The United Federation of Teachers

Queens community, staff protest ‘bully’ principal

by Ron Isaac

Apr 2, 2009 10:46 PM

A coalition of enraged but self-controlled parents, staff, major community organizations and elected officials, estimated by police at “easily 200” in number, filled the street from block to block in front of JHS 8 in Jamaica, Queens, demanding the ouster of its principal, John Murphy.

They hoisted many posters carrying a single essential message. One of them read “Teacher and Respect: two 7-letter words that go together.”

The demonstrators were motivated by what they perceived as Murphy’s long and systematic abuse of power. Among the fliers they distributed were old news articles about his failed leadership at several other districts across two states.

“Principals need to understand their role is that of a leader, not a bully or tyrant,” UFT President Randi Weingarten said to the demonstrators. “Murphy’s history of persecuting, rather than collaborating, is intolerable. He has driven out 15 teachers just in the last year. These were teachers who were instrumental in improving the school’s grade from a D to a B over that period of time.”
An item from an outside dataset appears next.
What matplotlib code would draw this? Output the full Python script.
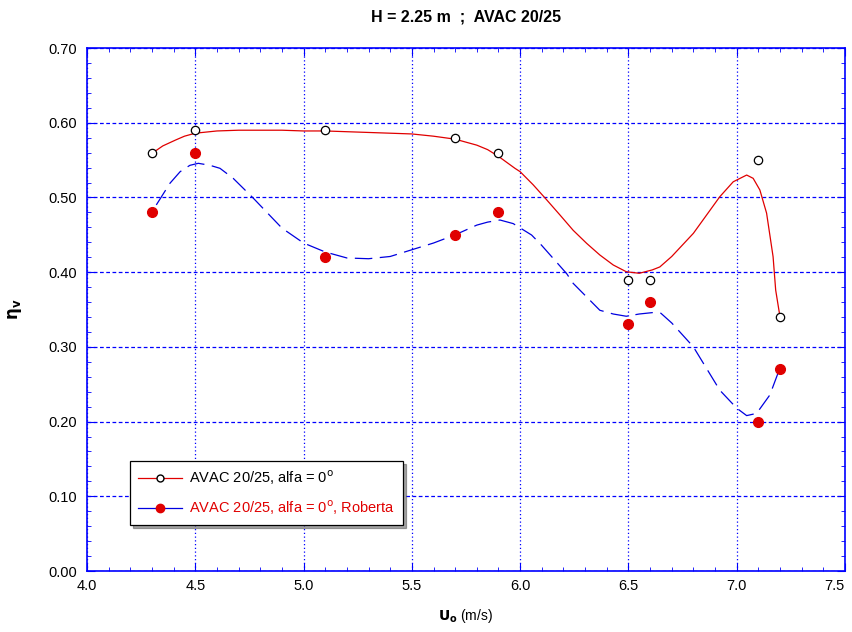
import matplotlib.pyplot as plt
from matplotlib.ticker import MultipleLocator, FuncFormatter, FormatStrFormatter

plt.rcParams['font.family'] = ['Liberation Sans', 'DejaVu Sans']

# measured points
u_meas = [4.3, 4.5, 5.1, 5.7, 5.9, 6.5, 6.6, 7.1, 7.2]
eta_alfa0 = [0.56, 0.59, 0.59, 0.58, 0.56, 0.39, 0.39, 0.55, 0.34]
eta_roberta = [0.48, 0.56, 0.42, 0.45, 0.48, 0.33, 0.36, 0.20, 0.27]

# fitted curves
u_fit_a = [4.30, 4.35, 4.41, 4.45, 4.50, 4.60, 4.70, 4.80, 4.90, 5.00, 5.10,
           5.20, 5.30, 5.40, 5.50, 5.60, 5.70, 5.80, 5.85, 5.90, 5.976, 6.00,
           6.06, 6.122, 6.184, 6.245, 6.307, 6.368, 6.43, 6.49, 6.55, 6.61,
           6.645, 6.70, 6.80, 6.922, 6.984, 7.046, 7.076, 7.107, 7.138, 7.168,
           7.18, 7.20]
eta_fit_a = [0.559, 0.569, 0.577, 0.582, 0.586, 0.589, 0.590, 0.590, 0.590, 0.589,
             0.589, 0.588, 0.587, 0.586, 0.585, 0.582, 0.578, 0.570, 0.564, 0.555,
             0.539, 0.5345, 0.517, 0.497, 0.4765, 0.456, 0.4386, 0.423, 0.4096,
             0.4006, 0.3985, 0.403, 0.407, 0.421, 0.452, 0.501, 0.521, 0.530,
             0.5256, 0.510, 0.479, 0.4207, 0.376, 0.34]

u_fit_b = [4.32, 4.383, 4.43, 4.475, 4.514, 4.568, 4.614, 4.675, 4.768, 4.90,
           5.00, 5.10, 5.20, 5.30, 5.40, 5.50, 5.60, 5.70, 5.80, 5.85, 5.907,
           5.968, 6.053, 6.099, 6.215, 6.245, 6.368, 6.43, 6.49, 6.55, 6.615,
           6.65, 6.70, 6.80, 6.922, 7.00, 7.046, 7.092, 7.153, 7.20]
eta_fit_b = [0.49, 0.519, 0.5345, 0.543, 0.5457, 0.543, 0.539, 0.5256, 0.499,
             0.459, 0.439, 0.427, 0.419, 0.418, 0.421, 0.430, 0.439, 0.450, 0.463,
             0.467, 0.4698, 0.465, 0.4497, 0.436, 0.398, 0.385, 0.349, 0.344,
             0.341, 0.344, 0.346, 0.345, 0.332, 0.300, 0.242, 0.218, 0.208,
             0.211, 0.2356, 0.272]

X_MIN, X_MAX = 4.0, 7.5

fig = plt.figure(figsize=(8.53, 6.32), dpi=100)
ax = fig.add_axes([0.102, 0.0965, 0.8886, 0.8275])

ax.plot(u_fit_a, eta_fit_a, color='#e00000', lw=0.9)
ax.plot(u_fit_b, eta_fit_b, color='#0000e0', lw=0.9, dashes=(14, 6))
ax.plot(u_meas, eta_alfa0, 'o', mfc='white', mec='black', ms=6, mew=0.9)
ax.plot(u_meas, eta_roberta, 'o', mfc='#e00000', mec='#e00000', ms=7)

# legend proxies
h1, = ax.plot([], [], color='#e00000', lw=0.9, marker='o', mfc='white', mec='black', ms=5)
h2, = ax.plot([], [], color='#0000e0', lw=0.9, marker='o', mfc='#e00000', mec='#e00000', ms=6)
leg = ax.legend([h1, h2], ['AVAC 20/25, alfa = 0$^{\\rm o}$',
                           'AVAC 20/25, alfa = 0$^{\\rm o}$, Roberta'],
                loc='lower left', bbox_to_anchor=(0.057, 0.088), borderaxespad=0,
                fontsize=10.5, frameon=True, fancybox=False, shadow=True,
                edgecolor='black', handlelength=3.0, handletextpad=0.5,
                labelspacing=0.75, borderpad=0.55)
leg.get_frame().set_linewidth(0.9)
leg.get_texts()[1].set_color('#e00000')

ax.set_xlim(X_MIN, X_MAX)
ax.set_ylim(0.0, 0.70)
ax.xaxis.set_major_locator(MultipleLocator(0.5))
ax.xaxis.set_minor_locator(MultipleLocator(0.1))
ax.yaxis.set_major_locator(MultipleLocator(0.1))
ax.yaxis.set_minor_locator(MultipleLocator(0.02))
# last x label is drawn right-aligned below, so it stays inside the figure
ax.xaxis.set_major_formatter(FuncFormatter(
    lambda v, pos: '' if abs(v - X_MAX) < 1e-9 else '%.1f' % v))
ax.yaxis.set_major_formatter(FormatStrFormatter('%.2f'))

ax.xaxis.grid(True, color='#0000ff', ls=(0, (1, 2)), lw=0.9)
ax.yaxis.grid(True, color='#0000ff', ls=(0, (3, 2)), lw=0.9)
ax.set_axisbelow(True)

ax.tick_params(which='both', direction='in', top=True, right=True, colors='#0000ff',
               labelcolor='black', labelsize=10.5)
ax.tick_params(which='major', length=6)
ax.tick_params(which='minor', length=3)
ax.tick_params(axis='y', which='major', pad=7)
ax.tick_params(axis='x', which='major', pad=6)
for s in ax.spines.values():
    s.set_color('#0000ff')
    s.set_linewidth(1.2)

ax.annotate('%.1f' % X_MAX, xy=(1, 0), xycoords='axes fraction', xytext=(0, -6),
            textcoords='offset points', ha='right', va='top', fontsize=10.5)

ax.set_title('H = 2.25 m  ;  AVAC 20/25', fontsize=11.5, fontweight='bold', pad=19)
ax.set_xlabel(r'$\mathbf{U_o}$ (m/s)', fontsize=10, labelpad=10)
ax.set_ylabel(r'$\mathbf{\eta_v}$', fontsize=12, labelpad=18)

fig.savefig('out.png', dpi=100)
Rona Freiser, the UFT Queens borough representative, emphasized that “we are all role models for our students and to permit them to be exposed to this principal’s erratic behavior goes against everything we believe in.”

Murphy has held at least five other positions since 1996. According to the Danbury News-Times of March 2, 2004, he quit his six-month stint as principal of Connecticut’s Danbury HS in 2004 following a protest letter signed by more than 150 staffers.

At JHS 8, a school aide recently was taken to the hospital after a verbal outburst from Murphy.

A teacher who had sent him an e-mail saying she was applying for a medical sabbatical discovered that he forwarded her e-mail to the entire staff.

Several teachers complain that he intimidated them into inflating students’ grades to boost the school’s ratings, as reported in the March 27 New York Daily News.

Other staff members cite a litany of other indignities. Tabio DaCruz, the school’s chapter leader, has documented the allegations.

“We will not allow any DOE personnel to degrade our integrity or our union,” he said.

The Jamaica chapter of the NAACP is launching an investigation, and a number of other highly regarded community and church organizations expressed exasperation with Murphy. City Councilman Leroy Comrie said, “I’m at the point where I’m fed up with the principal.”

In the presence of children, Murphy (who refers to himself as the “superintendent,” although he is not one) reportedly shouted to a teacher to “bring your personal belongings and come with me!”

He publicly told another: “You are the weak link. The sooner you are out of here the better!”

Another was told to “carry around your resignation letter wherever you go so that you will always remember how disposable you are!”

In front of an audience he called another “dead wood who should retire.”

He has gone beyond the scope of his authority by threatening teachers’ pensions, it is claimed. A teacher states that the morning after she left school midday upon being notified that her mother had just had a heart attack, Murphy placed a letter in her mailbox calling her absence into question.

Another claim along similar lines says that after getting punched in the face by a student, a teacher who was recovering at home the following day got a call from the principal demanding to know why she wasn’t at work. Although the student had allegedly threatened to kill the teacher, he was invited to return to school the next day.

“Nothing can be done unless you press charges, but if you press charges you will no longer be working here,” the principal allegedly warned the teacher.

Murphy is allegedly in the habit of intruding into the personal lives of teachers. He is said to have checked on a teacher’s absence by phoning her residence and then asking the teacher’s mother whether the teacher was married.

Many other grave charges have been leveled against Murphy. They include gross racial and ethnic bias, manipulation of the school’s Quality Review and labeling special needs kids “paranoid schizophrenics.”

Many in the UFT chapter vowed not to let up until the principal is removed, for which Weingarten and other union officials promised their support.